Exercise requirements:
Reproduce each line bearing the word "this".

Source data:
>> START
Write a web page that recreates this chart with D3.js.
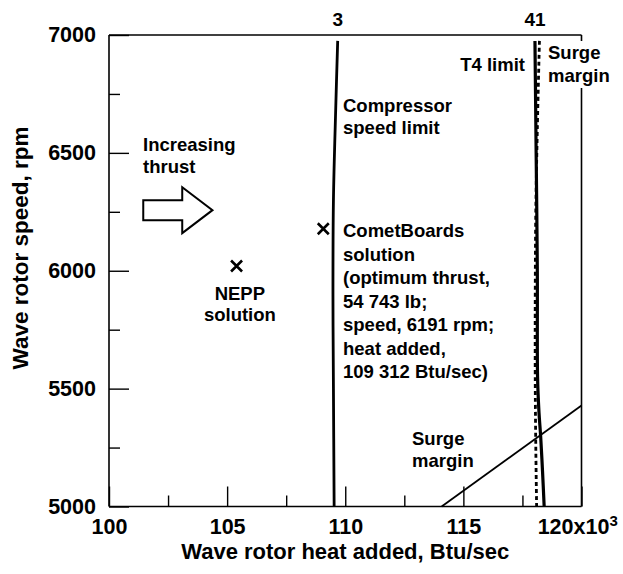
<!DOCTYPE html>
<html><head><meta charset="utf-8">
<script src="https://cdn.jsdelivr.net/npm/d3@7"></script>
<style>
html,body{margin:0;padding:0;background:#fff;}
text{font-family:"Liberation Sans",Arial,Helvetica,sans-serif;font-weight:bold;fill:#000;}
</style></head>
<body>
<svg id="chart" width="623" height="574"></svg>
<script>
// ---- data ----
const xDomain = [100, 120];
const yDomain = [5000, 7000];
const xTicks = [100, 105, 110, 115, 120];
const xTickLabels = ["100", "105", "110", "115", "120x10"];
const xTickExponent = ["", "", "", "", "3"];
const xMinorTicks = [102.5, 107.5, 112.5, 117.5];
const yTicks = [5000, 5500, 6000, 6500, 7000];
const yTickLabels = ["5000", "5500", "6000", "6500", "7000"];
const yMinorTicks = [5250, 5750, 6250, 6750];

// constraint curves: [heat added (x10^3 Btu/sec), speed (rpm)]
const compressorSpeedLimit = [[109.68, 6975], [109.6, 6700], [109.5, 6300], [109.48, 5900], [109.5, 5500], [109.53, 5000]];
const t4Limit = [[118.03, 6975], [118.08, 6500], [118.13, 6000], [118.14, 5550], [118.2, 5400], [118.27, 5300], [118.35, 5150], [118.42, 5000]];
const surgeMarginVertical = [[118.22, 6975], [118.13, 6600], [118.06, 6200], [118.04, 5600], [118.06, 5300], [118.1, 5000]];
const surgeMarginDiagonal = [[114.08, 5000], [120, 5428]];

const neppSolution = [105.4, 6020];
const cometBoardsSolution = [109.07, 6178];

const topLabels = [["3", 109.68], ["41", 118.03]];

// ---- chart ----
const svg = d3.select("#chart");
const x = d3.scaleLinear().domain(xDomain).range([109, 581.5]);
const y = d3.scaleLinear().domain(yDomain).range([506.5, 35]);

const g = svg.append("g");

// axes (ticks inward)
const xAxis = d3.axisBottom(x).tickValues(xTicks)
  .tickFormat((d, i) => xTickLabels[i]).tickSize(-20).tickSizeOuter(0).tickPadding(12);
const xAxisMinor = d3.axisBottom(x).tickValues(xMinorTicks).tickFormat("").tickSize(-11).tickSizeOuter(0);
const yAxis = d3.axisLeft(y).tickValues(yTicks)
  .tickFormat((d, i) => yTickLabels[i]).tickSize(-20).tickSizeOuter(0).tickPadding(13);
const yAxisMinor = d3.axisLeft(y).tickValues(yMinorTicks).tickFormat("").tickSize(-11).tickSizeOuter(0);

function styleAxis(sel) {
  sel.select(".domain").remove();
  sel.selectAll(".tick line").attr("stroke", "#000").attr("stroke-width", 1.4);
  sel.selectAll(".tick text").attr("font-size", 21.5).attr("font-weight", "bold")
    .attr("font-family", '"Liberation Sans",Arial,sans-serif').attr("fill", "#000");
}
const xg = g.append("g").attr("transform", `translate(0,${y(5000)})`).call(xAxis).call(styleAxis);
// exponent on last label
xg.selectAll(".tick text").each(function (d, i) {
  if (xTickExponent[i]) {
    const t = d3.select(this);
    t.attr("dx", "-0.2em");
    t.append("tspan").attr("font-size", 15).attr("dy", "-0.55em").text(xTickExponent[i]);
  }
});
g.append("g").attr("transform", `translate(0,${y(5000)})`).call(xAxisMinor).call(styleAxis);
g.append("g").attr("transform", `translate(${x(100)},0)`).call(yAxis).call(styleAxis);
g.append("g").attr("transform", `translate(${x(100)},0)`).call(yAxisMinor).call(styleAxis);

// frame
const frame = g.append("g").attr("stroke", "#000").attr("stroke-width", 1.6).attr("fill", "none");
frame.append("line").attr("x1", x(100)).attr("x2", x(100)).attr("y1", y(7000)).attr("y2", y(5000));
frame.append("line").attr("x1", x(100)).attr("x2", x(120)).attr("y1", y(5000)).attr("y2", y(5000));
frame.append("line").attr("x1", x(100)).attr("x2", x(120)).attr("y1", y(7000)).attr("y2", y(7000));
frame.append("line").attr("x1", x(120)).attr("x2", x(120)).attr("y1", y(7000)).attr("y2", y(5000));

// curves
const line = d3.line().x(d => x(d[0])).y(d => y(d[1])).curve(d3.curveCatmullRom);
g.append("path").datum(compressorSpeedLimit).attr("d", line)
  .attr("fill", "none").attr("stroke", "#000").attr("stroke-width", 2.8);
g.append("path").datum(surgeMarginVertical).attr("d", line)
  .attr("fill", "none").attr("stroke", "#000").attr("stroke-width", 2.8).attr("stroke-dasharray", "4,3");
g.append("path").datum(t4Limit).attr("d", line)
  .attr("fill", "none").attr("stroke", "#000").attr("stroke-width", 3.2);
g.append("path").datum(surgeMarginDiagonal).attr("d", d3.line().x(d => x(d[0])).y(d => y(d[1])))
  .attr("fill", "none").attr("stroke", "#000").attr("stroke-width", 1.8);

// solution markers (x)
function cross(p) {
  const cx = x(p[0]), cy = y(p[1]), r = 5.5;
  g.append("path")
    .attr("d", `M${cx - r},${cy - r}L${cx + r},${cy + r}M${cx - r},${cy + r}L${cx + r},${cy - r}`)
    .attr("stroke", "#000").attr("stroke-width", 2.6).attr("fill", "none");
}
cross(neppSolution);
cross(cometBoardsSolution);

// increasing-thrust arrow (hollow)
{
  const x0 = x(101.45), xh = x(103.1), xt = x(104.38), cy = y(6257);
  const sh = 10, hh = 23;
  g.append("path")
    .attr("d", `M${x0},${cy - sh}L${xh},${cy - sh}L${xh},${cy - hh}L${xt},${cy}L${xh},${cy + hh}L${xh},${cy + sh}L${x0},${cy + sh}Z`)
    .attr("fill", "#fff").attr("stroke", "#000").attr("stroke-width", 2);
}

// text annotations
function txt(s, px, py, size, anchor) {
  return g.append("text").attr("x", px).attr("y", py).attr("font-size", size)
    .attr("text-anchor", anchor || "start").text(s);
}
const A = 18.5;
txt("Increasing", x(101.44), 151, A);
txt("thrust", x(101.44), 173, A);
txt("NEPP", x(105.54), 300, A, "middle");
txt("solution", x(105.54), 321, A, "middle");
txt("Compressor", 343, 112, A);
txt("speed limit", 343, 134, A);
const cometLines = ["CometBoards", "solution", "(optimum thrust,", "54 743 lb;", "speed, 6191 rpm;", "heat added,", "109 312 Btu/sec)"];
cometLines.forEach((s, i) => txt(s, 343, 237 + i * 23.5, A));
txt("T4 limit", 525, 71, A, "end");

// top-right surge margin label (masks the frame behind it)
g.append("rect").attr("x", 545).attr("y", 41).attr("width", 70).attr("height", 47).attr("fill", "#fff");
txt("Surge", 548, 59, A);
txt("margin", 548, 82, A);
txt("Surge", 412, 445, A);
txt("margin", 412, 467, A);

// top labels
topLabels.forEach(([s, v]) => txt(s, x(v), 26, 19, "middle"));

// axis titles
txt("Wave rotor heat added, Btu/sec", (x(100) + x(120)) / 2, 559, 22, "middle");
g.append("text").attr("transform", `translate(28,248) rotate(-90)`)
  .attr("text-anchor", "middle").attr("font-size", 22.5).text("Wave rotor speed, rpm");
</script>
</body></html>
>> END
Solution:
Write a web page that recreates this chart with D3.js.
    const t = d3.select(this);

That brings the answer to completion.